Lors de la session de mai 2006, le Conseil national a approuvé cette motion à une majorité de 2 contre 1.

Lors de l'actuelle séance, la CER-E s'est saisie à son tour de la motion. A l'unanimité, la commission propose à son conseil de rejeter la motion. La commission partage certes totalement les objectifs visés par la motion, à savoir le regroupement des activités relatives à la promotion de l'image de la Suisse afin d'en renforcer l'efficacité.

La commission estime toutefois le texte de la motion beaucoup trop détaillé. La commission veut laisser le Conseil fédéral la marge de manoeuvre nécessaire lors de l'élaboration du projet de loi afin de décider si la variante choisie par le Conseil national - qui correspond plus ou moins à la variante « intégration du domaine central» contenue dans le rapport du Conseil fédéral) - ou si une autre - à savoir la variante « intégration du domaine élargi » contenue dans le rapport et qui vise à une intégration également d'organismes tel que Pro Helvetia, l'OSEC ou encore les organismes de vente de produits agricole - n'est pas préférable.

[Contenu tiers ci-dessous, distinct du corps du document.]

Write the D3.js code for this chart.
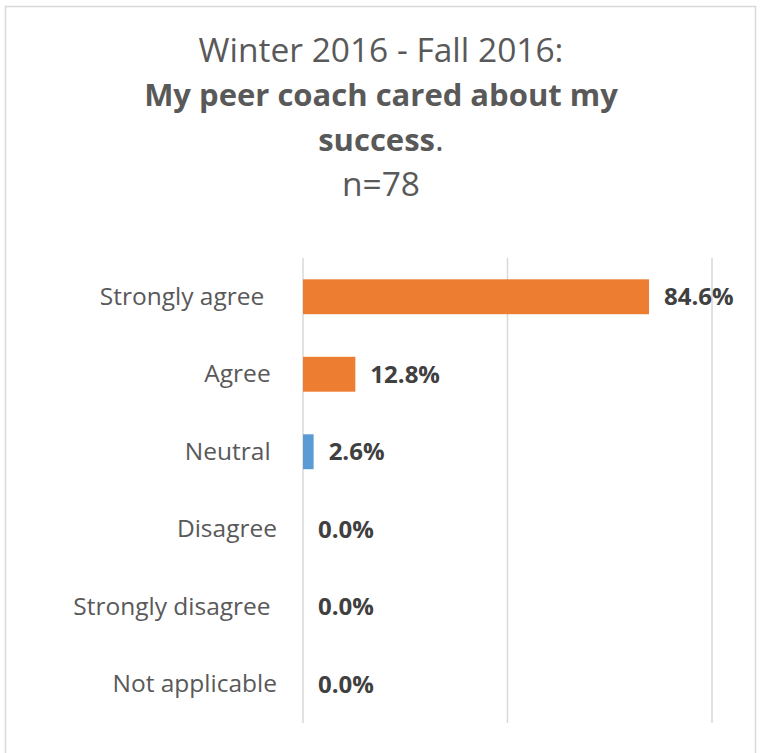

La commission ne craint donc pas que ce rejet enlève de la pression au Conseil fédéral pour amener ses propositions. En effet le parlement a limité à fin 2007 le financement de certaines de organisations concernées (Suisse Tourisme, Location Switzerland, OSEC), de sorte que le Conseil fédéral se devra de présenter son nouveau concept au moment de renouvellement du financement des ses organismes.

La motion sera traité au Conseil des Etats lors de la prochaine session.

La commission a siégé le 26 mai 2006 à Berne, sous la présidence du conseiller aux Etats Germann (UDC, SH) et en partie en présence du conseiller fédéral Hans Rudolf Merz.